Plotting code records
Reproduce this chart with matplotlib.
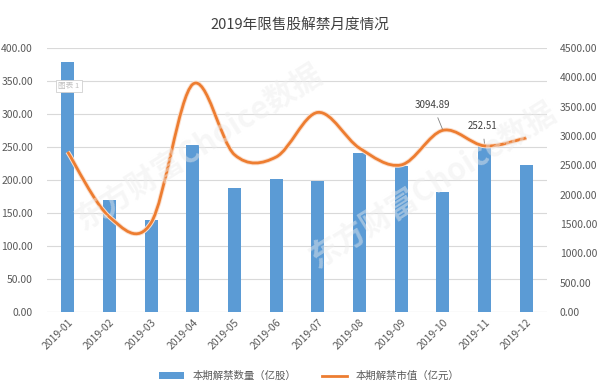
import numpy as np
import matplotlib
matplotlib.use('Agg')
import matplotlib.pyplot as plt
from matplotlib.path import Path
from matplotlib.patches import PathPatch
from matplotlib.lines import Line2D
from matplotlib.patches import Patch

plt.rcParams['font.family'] = ['Noto Sans CJK SC', 'DejaVu Sans']

months = ['2019-01', '2019-02', '2019-03', '2019-04', '2019-05', '2019-06',
          '2019-07', '2019-08', '2019-09', '2019-10', '2019-11', '2019-12']
shares = [379, 170, 139, 253, 188, 201, 198, 241, 221, 182, 252.51, 222]
market_value = [2727, 1620, 1517, 3880, 2680, 2640, 3400, 2790, 2505, 3094.89, 2829, 2966]

bar_color = '#5B9BD5'
line_color = '#ED7D31'

fig = plt.figure(figsize=(6, 3.86), dpi=100)
ax = fig.add_axes([0.078, 0.192, 0.834, 0.684])
ax2 = ax.twinx()

x = np.arange(len(months))
ax.bar(x, shares, width=0.31, color=bar_color, zorder=2)

# smooth line (catmull-rom as cubic bezier, like Excel smoothing)
pts = np.column_stack([x, market_value]).astype(float)
verts = [tuple(pts[0])]
codes = [Path.MOVETO]
for i in range(len(pts) - 1):
    p0 = pts[i - 1] if i > 0 else pts[i]
    p1 = pts[i]
    p2 = pts[i + 1]
    p3 = pts[i + 2] if i + 2 < len(pts) else pts[i + 1]
    c1 = p1 + (p2 - p0) / 6
    c2 = p2 - (p3 - p1) / 6
    verts += [tuple(c1), tuple(c2), tuple(p2)]
    codes += [Path.CURVE4] * 3
ax2.add_patch(PathPatch(Path(verts, codes), facecolor='none', edgecolor='#FBE0CF',
                        lw=3.4, zorder=3))
ax2.add_patch(PathPatch(Path(verts, codes), facecolor='none', edgecolor=line_color,
                        lw=2.0, zorder=4))

ax.set_xlim(-0.5, len(months) - 0.5)
ax.set_ylim(0, 400)
ax2.set_ylim(0, 4500)
ax.set_yticks(np.arange(0, 401, 50))
ax2.set_yticks(np.arange(0, 4501, 500))
ax.set_yticklabels([f'{v:.2f}' for v in np.arange(0, 401, 50)])
ax2.set_yticklabels([f'{v:.2f}' for v in np.arange(0, 4501, 500)])
ax.set_xticks(x)
ax.set_xticklabels(months, rotation=45, ha='right', rotation_mode='anchor')

for a in (ax, ax2):
    for s in a.spines.values():
        s.set_visible(False)
    a.tick_params(length=0, labelsize=7.5, colors='#595959')
ax.tick_params(axis='y', pad=10)
ax2.tick_params(axis='y', pad=9)
ax.tick_params(axis='x', pad=4)
ax.grid(axis='y', color='#D9D9D9', lw=0.8, zorder=0)
ax.set_axisbelow(True)
ax.axhline(0, color='#D9D9D9', lw=0.8, zorder=1)

# data labels
ax2.annotate('3094.89', xy=(9, market_value[9]), xytext=(9 - 0.25, 3530),
             fontsize=7, color='#404040', ha='center', va='center',
             arrowprops=dict(arrowstyle='-', color='#808080', lw=0.6,
                             shrinkA=4, shrinkB=1), zorder=6)
ax.annotate('252.51', xy=(10, shares[10]), xytext=(10 - 0.05, 282),
            fontsize=7, color='#404040', ha='center', va='center',
            arrowprops=dict(arrowstyle='-', color='#808080', lw=0.6,
                            shrinkA=4, shrinkB=1), zorder=6)

# small chart tag
fig.text(0.115, 0.777, '图表 1', fontsize=5.5, color='#BFBFBF', ha='center', va='center',
         bbox=dict(boxstyle='square,pad=0.3', fc='white', ec='#D0D0D0', lw=0.6), zorder=7)

# watermark
for wx, wy in [(0.33, 0.62), (0.72, 0.52)]:
    fig.text(wx, wy, '东方财富Choice数据', fontsize=22, color='#EDEDED', alpha=0.45,
             rotation=32, ha='center', va='center', fontweight='bold', zorder=10)

fig.suptitle('2019年限售股解禁月度情况', y=0.955, fontsize=10.5, color='#404040')

handles = [Patch(facecolor=bar_color, edgecolor='none'),
           Line2D([0], [0], color=line_color, lw=2)]
fig.legend(handles, ['本期解禁数量（亿股）', '本期解禁市值（亿元）'], loc='lower center',
           bbox_to_anchor=(0.515, -0.012), ncol=2, frameon=False, fontsize=7.5,
           handlelength=2.4, handleheight=0.6, columnspacing=2.5, labelcolor='#595959')

fig.savefig('out.png', dpi=100)
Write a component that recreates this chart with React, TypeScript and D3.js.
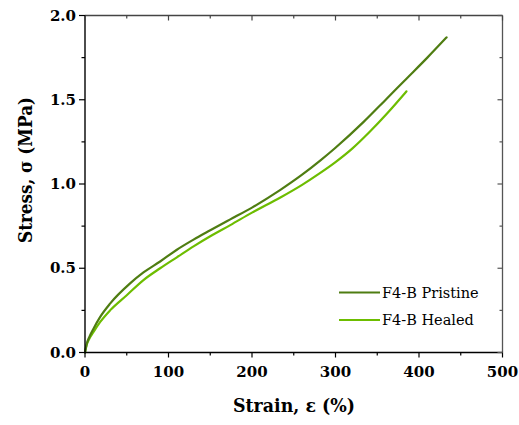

EXERCISE DIRECTIONS => The records above are to be quoted exactly, with all pictures left out.

SOLUTION TO THIS EXERCISE =>
Reproduce this chart with matplotlib.
import numpy as np
import matplotlib
matplotlib.use('Agg')
import matplotlib.pyplot as plt
from matplotlib.path import Path
from matplotlib.patches import PathPatch
from matplotlib.lines import Line2D
from matplotlib.patches import Patch

plt.rcParams['font.family'] = ['Noto Sans CJK SC', 'DejaVu Sans']

months = ['2019-01', '2019-02', '2019-03', '2019-04', '2019-05', '2019-06',
          '2019-07', '2019-08', '2019-09', '2019-10', '2019-11', '2019-12']
shares = [379, 170, 139, 253, 188, 201, 198, 241, 221, 182, 252.51, 222]
market_value = [2727, 1620, 1517, 3880, 2680, 2640, 3400, 2790, 2505, 3094.89, 2829, 2966]

bar_color = '#5B9BD5'
line_color = '#ED7D31'

fig = plt.figure(figsize=(6, 3.86), dpi=100)
ax = fig.add_axes([0.078, 0.192, 0.834, 0.684])
ax2 = ax.twinx()

x = np.arange(len(months))
ax.bar(x, shares, width=0.31, color=bar_color, zorder=2)

# smooth line (catmull-rom as cubic bezier, like Excel smoothing)
pts = np.column_stack([x, market_value]).astype(float)
verts = [tuple(pts[0])]
codes = [Path.MOVETO]
for i in range(len(pts) - 1):
    p0 = pts[i - 1] if i > 0 else pts[i]
    p1 = pts[i]
    p2 = pts[i + 1]
    p3 = pts[i + 2] if i + 2 < len(pts) else pts[i + 1]
    c1 = p1 + (p2 - p0) / 6
    c2 = p2 - (p3 - p1) / 6
    verts += [tuple(c1), tuple(c2), tuple(p2)]
    codes += [Path.CURVE4] * 3
ax2.add_patch(PathPatch(Path(verts, codes), facecolor='none', edgecolor='#FBE0CF',
                        lw=3.4, zorder=3))
ax2.add_patch(PathPatch(Path(verts, codes), facecolor='none', edgecolor=line_color,
                        lw=2.0, zorder=4))

ax.set_xlim(-0.5, len(months) - 0.5)
ax.set_ylim(0, 400)
ax2.set_ylim(0, 4500)
ax.set_yticks(np.arange(0, 401, 50))
ax2.set_yticks(np.arange(0, 4501, 500))
ax.set_yticklabels([f'{v:.2f}' for v in np.arange(0, 401, 50)])
ax2.set_yticklabels([f'{v:.2f}' for v in np.arange(0, 4501, 500)])
ax.set_xticks(x)
ax.set_xticklabels(months, rotation=45, ha='right', rotation_mode='anchor')

for a in (ax, ax2):
    for s in a.spines.values():
        s.set_visible(False)
    a.tick_params(length=0, labelsize=7.5, colors='#595959')
ax.tick_params(axis='y', pad=10)
ax2.tick_params(axis='y', pad=9)
ax.tick_params(axis='x', pad=4)
ax.grid(axis='y', color='#D9D9D9', lw=0.8, zorder=0)
ax.set_axisbelow(True)
ax.axhline(0, color='#D9D9D9', lw=0.8, zorder=1)

# data labels
ax2.annotate('3094.89', xy=(9, market_value[9]), xytext=(9 - 0.25, 3530),
             fontsize=7, color='#404040', ha='center', va='center',
             arrowprops=dict(arrowstyle='-', color='#808080', lw=0.6,
                             shrinkA=4, shrinkB=1), zorder=6)
ax.annotate('252.51', xy=(10, shares[10]), xytext=(10 - 0.05, 282),
            fontsize=7, color='#404040', ha='center', va='center',
            arrowprops=dict(arrowstyle='-', color='#808080', lw=0.6,
                            shrinkA=4, shrinkB=1), zorder=6)

# small chart tag
fig.text(0.115, 0.777, '图表 1', fontsize=5.5, color='#BFBFBF', ha='center', va='center',
         bbox=dict(boxstyle='square,pad=0.3', fc='white', ec='#D0D0D0', lw=0.6), zorder=7)

# watermark
for wx, wy in [(0.33, 0.62), (0.72, 0.52)]:
    fig.text(wx, wy, '东方财富Choice数据', fontsize=22, color='#EDEDED', alpha=0.45,
             rotation=32, ha='center', va='center', fontweight='bold', zorder=10)

fig.suptitle('2019年限售股解禁月度情况', y=0.955, fontsize=10.5, color='#404040')

handles = [Patch(facecolor=bar_color, edgecolor='none'),
           Line2D([0], [0], color=line_color, lw=2)]
fig.legend(handles, ['本期解禁数量（亿股）', '本期解禁市值（亿元）'], loc='lower center',
           bbox_to_anchor=(0.515, -0.012), ncol=2, frameon=False, fontsize=7.5,
           handlelength=2.4, handleheight=0.6, columnspacing=2.5, labelcolor='#595959')

fig.savefig('out.png', dpi=100)
Write a component that recreates this chart with React, TypeScript and D3.js.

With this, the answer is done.